The whole superficiality of learning and apprehension is summed up in Pope’s treatment of the young man undertaking his grand tour. Pope offers a criticism of tourists which has with time become commonplace enough: that they are likely to visit places simply for the joy of having been there, rather than because they are particularly well equipped to get anything out of what they see. Pope’s ‘young Aeneas’ makes a breezy whistle-stop tour of Europe:

Intrepid then, o’er seas and lands he flew,

Europe he saw, and Europe saw him too…(IV 293-294)

Not only are Europe’s cultural monuments cheapened by the young man’s indiscriminating avidity before them (‘The Stews and Palace equally explor’d/ Intrig’d with glory, and with spirit whor’d’ {315-6}), some are degraded by time anyway. For example, the once-great city of Venice is now merely effete and vicious:

Where, eas’d of Fleets, the Adriatic main

Wafts the smooth Eunuch and enamour’d swain.

Led by my hand, he saunter’d Europe round,

And gather’d ev’ry Vice on Christian ground; (IV 309-312)

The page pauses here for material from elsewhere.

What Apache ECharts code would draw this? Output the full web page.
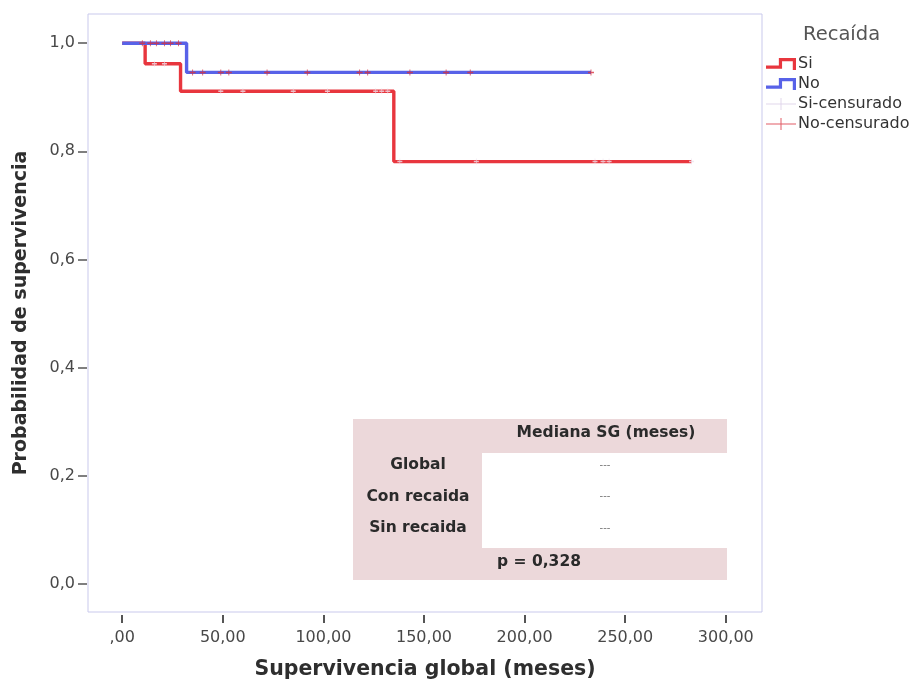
<!DOCTYPE html>
<html><head><meta charset="utf-8">
<script src="https://cdn.jsdelivr.net/npm/echarts@6/dist/echarts.min.js"></script>
<style>html,body{margin:0;padding:0;background:#fff}#c{width:914px;height:685px}</style>
</head><body><div id="c"></div>
<script>
// ---- data ----
const siStepTimes = [0, 11.4, 29, 135];
const siStepSurv = [1.0, 0.962, 0.911, 0.781];
const siEndTime = 283;
const noStepTimes = [0, 32];
const noStepSurv = [1.0, 0.946];
const noEndTime = 233;
const siCensorTimes = [16, 21, 49, 60, 85, 102, 126, 129, 132, 138, 176, 235, 239, 242, 283];
const noCensorTimes = [10, 14, 17, 21, 24, 28, 35, 40, 49, 53, 72, 92, 118, 122, 143, 161, 173, 233];
const xTickValues = [0, 50, 100, 150, 200, 250, 300];
const xTickLabels = [',00', '50,00', '100,00', '150,00', '200,00', '250,00', '300,00'];
const yTickValues = [0, 0.2, 0.4, 0.6, 0.8, 1.0];
const yTickLabels = ['0,0', '0,2', '0,4', '0,6', '0,8', '1,0'];
const legendTitle = 'Recaída';
const seriesNames = ['Si', 'No', 'Si-censurado', 'No-censurado'];
const tableHeader = 'Mediana SG (meses)';
const tableRowLabels = ['Global', 'Con recaida', 'Sin recaida'];
const tableRowValues = ['---', '---', '---'];
const pValueText = 'p = 0,328';

// ---- helpers ----
function stepData(times, surv, end) {
  const pts = times.map((t, i) => [t, surv[i]]);
  pts.push([end, surv[surv.length - 1]]);
  return pts;
}
function survAt(times, surv, t) {
  let v = surv[0];
  for (let i = 0; i < times.length; i++) if (times[i] <= t) v = surv[i];
  return v;
}
function lookup(vals, labels) {
  return v => { const i = vals.findIndex(x => Math.abs(x - v) < 1e-9); return i >= 0 ? labels[i] : ''; };
}

const FONT = 'DejaVu Sans';
const RED = '#e8363e', BLUE = '#5862e8', CENS_SI = '#efe2ee', CENS_NO = '#d8323f';
const stepIcon = 'path://M0,8 L12,8 L12,1 L28,1 L28,12 L25,12 L25,4 L15,4 L15,11 L0,11 Z';
const plusIcon = 'path://M0,5.5 L30,5.5 L30,6.5 L0,6.5 Z M14.5,0 L15.5,0 L15.5,12 L14.5,12 Z';
const censSymbol = 'path://M0,3 L8,3 L8,5 L0,5 Z M3.4,0 L4.6,0 L4.6,8 L3.4,8 Z';

const chart = echarts.init(document.getElementById('c'), null, {renderer: 'canvas'});

// table graphic (annotation)
const tX = 353, tY = 419, tW = 374, tH = 161;
const TFONT = 'bold 15.5px ' + FONT;
const tableGraphic = [
  {type: 'rect', shape: {x: tX, y: tY, width: tW, height: tH}, style: {fill: '#ecd8da'}, z: 10},
  {type: 'rect', shape: {x: 482, y: 453, width: tX + tW - 482, height: 95}, style: {fill: '#ffffff'}, z: 11},
  {type: 'text', x: 606, y: 433, style: {text: tableHeader, font: TFONT, fill: '#2a2a2a', textAlign: 'center', textVerticalAlign: 'middle'}, z: 12},
  {type: 'text', x: 539, y: 562, style: {text: pValueText, font: TFONT, fill: '#2a2a2a', textAlign: 'center', textVerticalAlign: 'middle'}, z: 12}
];
tableRowLabels.forEach((lab, i) => {
  const y = 465 + i * 31.5;
  tableGraphic.push({type: 'text', x: 418, y: y, style: {text: lab, font: TFONT, fill: '#2a2a2a', textAlign: 'center', textVerticalAlign: 'middle'}, z: 12});
  tableGraphic.push({type: 'text', x: 605, y: y, style: {text: tableRowValues[i], font: '10px ' + FONT, fill: '#777', textAlign: 'center', textVerticalAlign: 'middle'}, z: 12});
});

chart.setOption({
  animation: false,
  backgroundColor: '#ffffff',
  title: {text: legendTitle, left: 798, top: 20, textStyle: {fontFamily: FONT, fontSize: 19.5, fontWeight: 'normal', color: '#555'}},
  legend: {
    orient: 'vertical', left: 761, top: 50, itemWidth: 30, itemHeight: 12, itemGap: 2,
    textStyle: {fontFamily: FONT, fontSize: 16, lineHeight: 18, color: '#333', padding: [0, 0, 0, -3]},
    data: [
      {name: seriesNames[0], icon: stepIcon},
      {name: seriesNames[1], icon: stepIcon},
      {name: seriesNames[2], icon: plusIcon, itemStyle: {color: '#d8cce6'}},
      {name: seriesNames[3], icon: plusIcon}
    ]
  },
  grid: {left: 88, top: 14, right: 152, bottom: 72, show: true, borderColor: '#c9c9ec', borderWidth: 1, backgroundColor: '#fff'},
  xAxis: {
    type: 'value', min: -17, max: 318, offset: 3, position: 'bottom',
    axisLine: {show: false, onZero: false}, splitLine: {show: false},
    axisTick: {show: true, length: 8, customValues: xTickValues, lineStyle: {color: '#555', width: 2}},
    axisLabel: {customValues: xTickValues, formatter: lookup(xTickValues, xTickLabels), margin: 15, fontFamily: FONT, fontSize: 16, color: '#484848'},
    name: 'Supervivencia global (meses)', nameLocation: 'middle', nameGap: 44,
    nameTextStyle: {fontFamily: FONT, fontSize: 20.5, fontWeight: 'bold', color: '#2e2e2e'}
  },
  yAxis: {
    type: 'value', min: -0.052, max: 1.054, offset: 1, position: 'left',
    axisLine: {show: false, onZero: false}, splitLine: {show: false},
    axisTick: {show: true, length: 9, customValues: yTickValues, lineStyle: {color: '#555', width: 1.5}},
    axisLabel: {customValues: yTickValues, formatter: lookup(yTickValues, yTickLabels), margin: 12, fontFamily: FONT, fontSize: 16, color: '#484848'},
    name: 'Probabilidad de supervivencia', nameLocation: 'middle', nameGap: 56,
    nameTextStyle: {fontFamily: FONT, fontSize: 19, fontWeight: 'bold', color: '#2e2e2e'}
  },
  graphic: tableGraphic,
  series: [
    {name: seriesNames[0], type: 'line', step: 'end', color: RED, showSymbol: false, symbol: 'none',
     lineStyle: {color: RED, width: 3.4}, data: stepData(siStepTimes, siStepSurv, siEndTime), z: 2},
    {name: seriesNames[1], type: 'line', step: 'end', color: BLUE, showSymbol: false, symbol: 'none',
     lineStyle: {color: BLUE, width: 3.4}, data: stepData(noStepTimes, noStepSurv, noEndTime), z: 3},
    {name: seriesNames[2], type: 'scatter', color: CENS_SI, symbol: censSymbol, symbolSize: [5, 6],
     data: siCensorTimes.map(t => [t, survAt(siStepTimes, siStepSurv, t)]), z: 4},
    {name: seriesNames[3], type: 'scatter', color: CENS_NO, symbol: censSymbol, symbolSize: [6, 6],
     data: noCensorTimes.map(t => [t, survAt(noStepTimes, noStepSurv, t)]), z: 5}
  ]
});
</script></body></html>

Introducing a satirical account of what was considered to be a necessary part in the completion of the education of the member of the ruling class in the eighteenth century, this Grand Tour did little to mature the minds of the young travellers but instead was blamed for introducing foreign corruption into politics, religion and culture, as well as allowing the men to indulge in unrestrained debauchery in a city of decadent carnivals involving masking and fancy dress. And Venice, in ‘dull’ decline despite a proud tradition of liberty, can furthermore also be seen as a specific warning to Britain.